詩: ヴェルレーヌ (Paul Verlaine,1844-1896) フランス
    La bonne chanson 6 La lune blanche

曲: アーン,レイナルド (Reynald Hahn,1875-1947) フランス   歌詞言語: フランス語


La lune blanche
luit dans les bois.
De chaque brahche part une voix
sous la ramée.
O bien aimée....

L'étang reflète,
profond miroir,
la silhouette du saule noir
où le vent pleure.
Rêvons,c'est l'heure.

Un vaste et tendre apaisement
semble descendre
du firmament
que l'astre irise.
C'est l'heure exquise!

真っ白な月が
森に輝き
枝々からは声が漏れてくる
大きな枝の間を通り抜けて
おお、愛する人...

池の水は映している
深い鏡のように
この黒い柳の木々のシルエットを
風がすすり泣いている
夢を見ようよ、今がその時だ

深遠で穏やかな静寂が
降ってくるようだ
空の上から
月は虹色に輝いている
なんて素敵な時なんだ


フォーレの有名な歌曲集「優しい歌(よい歌)」でも第3曲「白い月」という題名で印象的に歌われている作品ですが、この恍惚に満ちた夜の情景描写ではもうひとり、レイナルド・アーンが絶妙の作品を書いています。
ピアノのさざめく分散和音に乗せて、ひそやかに語りかけるフランス語は溜息が出るほど美しく、歌の巧い歌手のソット・ヴィヴォーチェで聴くとくらくらきます。フォーレに比べるとあまりに通俗的でクサイ音楽だという悪口もありますが、これだけ美しい音楽であればそんな音楽史やら何やらの頭でっかちな評価なんてどうでも良いです。私にとってはただひたすら美しい歌とピアノに耽溺すればそれで良いのです。

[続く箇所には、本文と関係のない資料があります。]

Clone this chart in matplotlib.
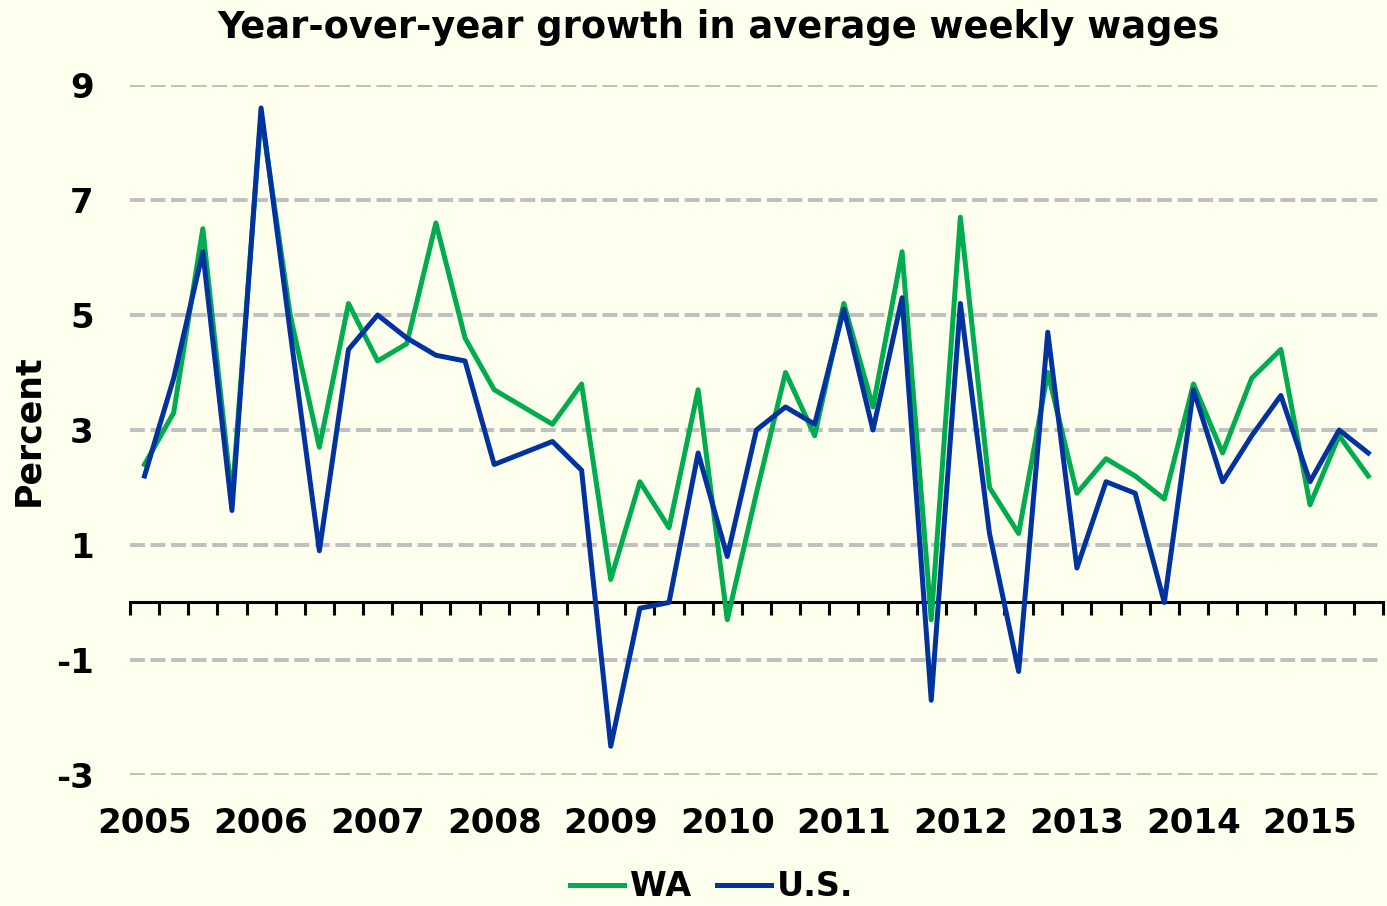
import matplotlib
matplotlib.use("Agg")
from matplotlib import pyplot as plt
import numpy as np

# quarterly, 2005Q1 .. 2015Q3
years = list(range(2005, 2016))
wa = [2.4, 3.3, 6.5, 1.8, 8.5, 5.0, 2.7, 5.2, 4.2, 4.5, 6.6, 4.6,
      3.7, 3.4, 3.1, 3.8, 0.4, 2.1, 1.3, 3.7, -0.3, 1.9, 4.0, 2.9,
      5.2, 3.4, 6.1, -0.3, 6.7, 2.0, 1.2, 4.0, 1.9, 2.5, 2.2, 1.8,
      3.8, 2.6, 3.9, 4.4, 1.7, 2.9, 2.2]
us = [2.2, 3.9, 6.1, 1.6, 8.6, 4.7, 0.9, 4.4, 5.0, 4.6, 4.3, 4.2,
      2.4, 2.6, 2.8, 2.3, -2.5, -0.1, 0.0, 2.6, 0.8, 3.0, 3.4, 3.1,
      5.1, 3.0, 5.3, -1.7, 5.2, 1.2, -1.2, 4.7, 0.6, 2.1, 1.9, 0.0,
      3.7, 2.1, 2.9, 3.6, 2.1, 3.0, 2.6]
yticks = [-3, -1, 1, 3, 5, 7, 9]

bg = '#FFFFEE'
green = '#00AC4E'
blue = '#0033A0'
plt.rcParams['font.family'] = ['DejaVu Sans']
plt.rcParams['font.weight'] = 'bold'
plt.rcParams['axes.unicode_minus'] = False

fig = plt.figure(figsize=(13.87, 9.06), dpi=100, facecolor=bg)
ax = fig.add_axes([0.0937, 0.1446, 0.9033, 0.7616], facecolor=bg)

x = np.arange(len(wa))
ax.plot(x, wa, color=green, lw=3.6, label='WA', solid_joinstyle='round', zorder=3)
ax.plot(x, us, color=blue, lw=3.6, label='U.S.', solid_joinstyle='round', zorder=4)

ax.set_xlim(-0.5, len(wa) - 0.5)
ax.set_ylim(-3, 9)

for s in ['top', 'right', 'left']:
    ax.spines[s].set_visible(False)
ax.spines['bottom'].set_position(('data', 0))
ax.spines['bottom'].set_linewidth(2.2)
ax.spines['bottom'].set_zorder(2)

ax.set_xticks(np.arange(0, len(wa), 4))
ax.set_xticklabels([str(y) for y in years])
ax.set_xticks(np.arange(-0.5, len(wa)), minor=True)
ax.tick_params(axis='x', which='major', length=0, pad=147, labelsize=24.5)
ax.tick_params(axis='x', which='minor', length=9, width=2.2, direction='out')

ax.set_yticks(yticks)
ax.tick_params(axis='y', length=0, pad=26, labelsize=24.5)
ax.yaxis.grid(True, color='#C0C0C0', lw=2.9, ls=(0, (3.7, 1.4)))
ax.set_axisbelow(True)

ax.set_ylabel('Percent', fontsize=25, fontweight='bold', labelpad=8)
fig.text(0.518, 1 - 27 / 906, 'Year-over-year growth in average weekly wages',
         ha='center', va='center', fontsize=26.5, fontweight='bold')

fig.legend(loc='center', bbox_to_anchor=(0.513, 0.021), ncol=2, frameon=False,
           fontsize=24, handlelength=1.62, handletextpad=0.18, columnspacing=0.78)

fig.savefig('out.png', dpi=100, facecolor=bg)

とは言いながらこの詩、けっこう翻訳は難しいです。短いフレーズでぽつりぽつりと美しい月夜を描写しているので、言葉の選択を誤るとたいへんに陳腐なものになってしまいます。特に最後の“C'est l'heure exquise”、このexquiseに込められたニュアンスの深さをどういう言葉で表せば良いのか悩ましいです。「絶妙の」であるとか「えも言われない」、あるいは「至福の」などがよく使われますが、私は散々悩んだ末に結局一番陳腐な「素敵な」の言葉をあててみました。アーンはこのフレーズを曲のタイトルにしています。

永井荷風の名訳では、冒頭のLa lune blancheを「ましろの月」としてことの他印象的でしたので、私もこれは「真っ白な月」として清麗感を出してみました。